Aim: Pull every line containing the word "chart" from the records.

Available data:

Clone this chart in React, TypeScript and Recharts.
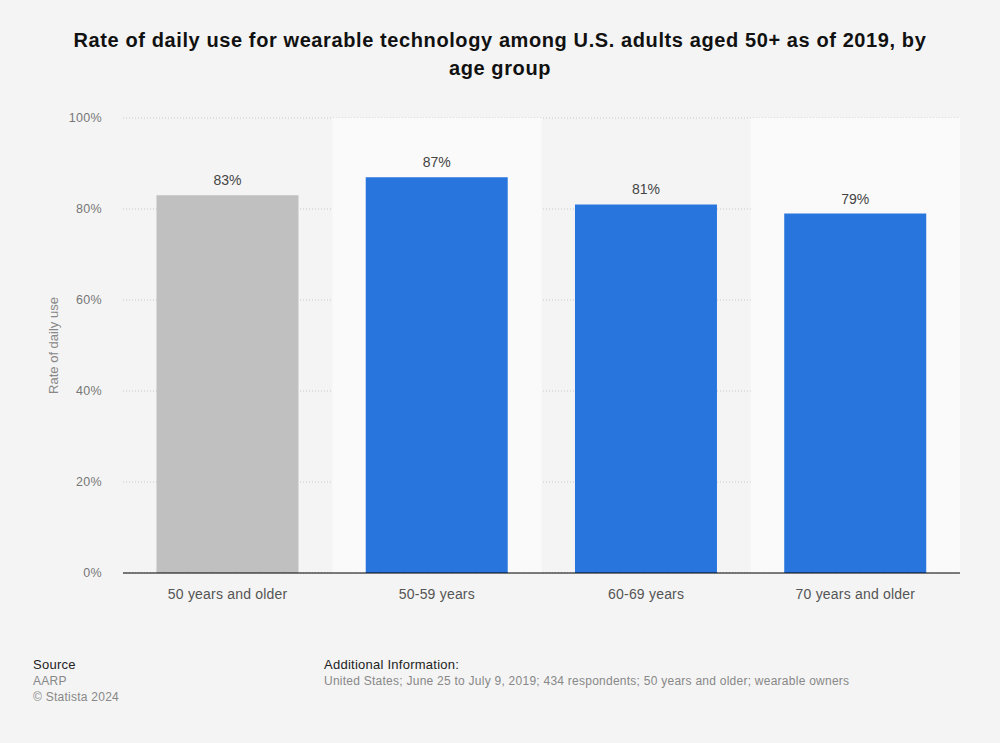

...

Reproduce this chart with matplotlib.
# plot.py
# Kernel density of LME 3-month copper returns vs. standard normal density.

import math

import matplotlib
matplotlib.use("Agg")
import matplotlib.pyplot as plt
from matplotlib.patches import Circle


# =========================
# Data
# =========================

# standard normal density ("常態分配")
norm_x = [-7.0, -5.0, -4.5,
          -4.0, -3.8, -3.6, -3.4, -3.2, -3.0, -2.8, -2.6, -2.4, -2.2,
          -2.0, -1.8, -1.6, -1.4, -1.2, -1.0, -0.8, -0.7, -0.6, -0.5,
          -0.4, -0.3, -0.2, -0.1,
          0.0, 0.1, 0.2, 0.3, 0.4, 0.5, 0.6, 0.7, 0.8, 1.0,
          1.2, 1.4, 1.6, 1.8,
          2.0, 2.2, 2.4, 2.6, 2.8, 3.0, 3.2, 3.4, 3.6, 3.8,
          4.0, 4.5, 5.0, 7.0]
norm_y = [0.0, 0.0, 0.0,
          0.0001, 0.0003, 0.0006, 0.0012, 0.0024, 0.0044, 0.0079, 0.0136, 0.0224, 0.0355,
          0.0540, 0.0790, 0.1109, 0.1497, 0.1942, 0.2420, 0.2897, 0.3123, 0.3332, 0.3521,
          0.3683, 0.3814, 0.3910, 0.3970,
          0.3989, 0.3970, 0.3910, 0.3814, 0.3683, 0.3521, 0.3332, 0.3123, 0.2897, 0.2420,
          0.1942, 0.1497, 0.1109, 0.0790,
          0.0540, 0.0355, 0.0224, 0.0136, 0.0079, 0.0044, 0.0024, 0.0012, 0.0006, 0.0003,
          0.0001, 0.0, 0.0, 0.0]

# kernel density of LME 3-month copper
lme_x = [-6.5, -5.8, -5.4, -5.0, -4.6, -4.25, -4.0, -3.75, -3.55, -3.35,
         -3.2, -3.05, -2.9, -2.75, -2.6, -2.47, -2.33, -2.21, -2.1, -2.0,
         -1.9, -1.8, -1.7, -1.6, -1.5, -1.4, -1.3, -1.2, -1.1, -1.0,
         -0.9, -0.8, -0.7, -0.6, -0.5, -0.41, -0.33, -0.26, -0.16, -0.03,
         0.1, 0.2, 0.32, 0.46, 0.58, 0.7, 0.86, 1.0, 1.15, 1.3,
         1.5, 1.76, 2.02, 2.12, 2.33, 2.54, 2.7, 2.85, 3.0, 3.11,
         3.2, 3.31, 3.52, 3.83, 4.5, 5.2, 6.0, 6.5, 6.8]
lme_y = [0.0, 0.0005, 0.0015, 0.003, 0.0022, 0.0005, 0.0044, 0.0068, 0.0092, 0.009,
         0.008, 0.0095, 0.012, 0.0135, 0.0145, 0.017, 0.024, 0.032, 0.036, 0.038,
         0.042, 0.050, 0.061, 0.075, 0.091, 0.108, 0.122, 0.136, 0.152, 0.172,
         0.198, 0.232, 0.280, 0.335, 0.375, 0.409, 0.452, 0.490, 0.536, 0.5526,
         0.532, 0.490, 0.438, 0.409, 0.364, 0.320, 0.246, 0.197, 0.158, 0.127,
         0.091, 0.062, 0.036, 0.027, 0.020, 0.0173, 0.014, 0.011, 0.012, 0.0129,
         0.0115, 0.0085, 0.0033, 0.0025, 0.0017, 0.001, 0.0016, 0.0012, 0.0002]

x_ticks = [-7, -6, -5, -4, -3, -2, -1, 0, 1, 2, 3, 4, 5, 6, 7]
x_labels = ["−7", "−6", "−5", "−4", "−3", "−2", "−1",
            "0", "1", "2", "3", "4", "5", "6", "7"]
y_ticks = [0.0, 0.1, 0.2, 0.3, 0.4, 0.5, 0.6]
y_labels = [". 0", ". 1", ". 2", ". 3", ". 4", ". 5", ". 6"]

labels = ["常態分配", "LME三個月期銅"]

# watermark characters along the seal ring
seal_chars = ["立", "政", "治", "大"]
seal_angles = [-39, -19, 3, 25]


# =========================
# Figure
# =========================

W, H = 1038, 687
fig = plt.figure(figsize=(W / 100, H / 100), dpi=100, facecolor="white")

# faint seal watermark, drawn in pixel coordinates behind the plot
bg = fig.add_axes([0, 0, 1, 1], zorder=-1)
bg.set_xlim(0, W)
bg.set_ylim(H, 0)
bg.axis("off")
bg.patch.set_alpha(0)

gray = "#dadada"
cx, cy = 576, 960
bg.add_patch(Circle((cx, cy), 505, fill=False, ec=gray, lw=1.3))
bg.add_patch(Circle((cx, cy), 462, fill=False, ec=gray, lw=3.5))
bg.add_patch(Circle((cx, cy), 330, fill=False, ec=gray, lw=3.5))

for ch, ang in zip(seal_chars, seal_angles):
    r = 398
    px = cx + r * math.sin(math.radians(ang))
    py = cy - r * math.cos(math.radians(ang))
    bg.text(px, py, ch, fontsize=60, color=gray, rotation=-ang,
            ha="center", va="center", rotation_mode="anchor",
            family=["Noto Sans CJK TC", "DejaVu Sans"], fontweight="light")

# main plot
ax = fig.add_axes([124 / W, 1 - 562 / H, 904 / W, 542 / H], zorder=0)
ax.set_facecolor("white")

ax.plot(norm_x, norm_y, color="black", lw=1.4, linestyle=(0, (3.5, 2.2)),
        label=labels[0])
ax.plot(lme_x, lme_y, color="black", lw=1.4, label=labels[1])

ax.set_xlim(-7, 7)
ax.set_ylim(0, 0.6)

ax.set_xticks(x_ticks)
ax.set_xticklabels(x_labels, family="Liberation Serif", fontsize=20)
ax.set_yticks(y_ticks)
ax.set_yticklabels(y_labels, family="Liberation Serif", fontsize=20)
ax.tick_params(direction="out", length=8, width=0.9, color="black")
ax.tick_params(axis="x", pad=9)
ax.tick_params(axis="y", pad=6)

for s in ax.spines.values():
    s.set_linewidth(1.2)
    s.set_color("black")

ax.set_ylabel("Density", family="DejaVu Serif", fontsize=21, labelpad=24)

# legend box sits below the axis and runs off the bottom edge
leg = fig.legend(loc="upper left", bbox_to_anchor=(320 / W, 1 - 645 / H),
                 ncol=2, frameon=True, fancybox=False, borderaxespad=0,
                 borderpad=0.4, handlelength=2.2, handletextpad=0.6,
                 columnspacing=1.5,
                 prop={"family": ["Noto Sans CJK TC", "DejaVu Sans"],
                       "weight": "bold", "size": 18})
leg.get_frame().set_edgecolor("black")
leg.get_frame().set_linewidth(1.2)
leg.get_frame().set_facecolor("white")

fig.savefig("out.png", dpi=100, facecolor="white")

Response to this task:
Clone this chart in React, TypeScript and Recharts.
Reproduce this chart with matplotlib.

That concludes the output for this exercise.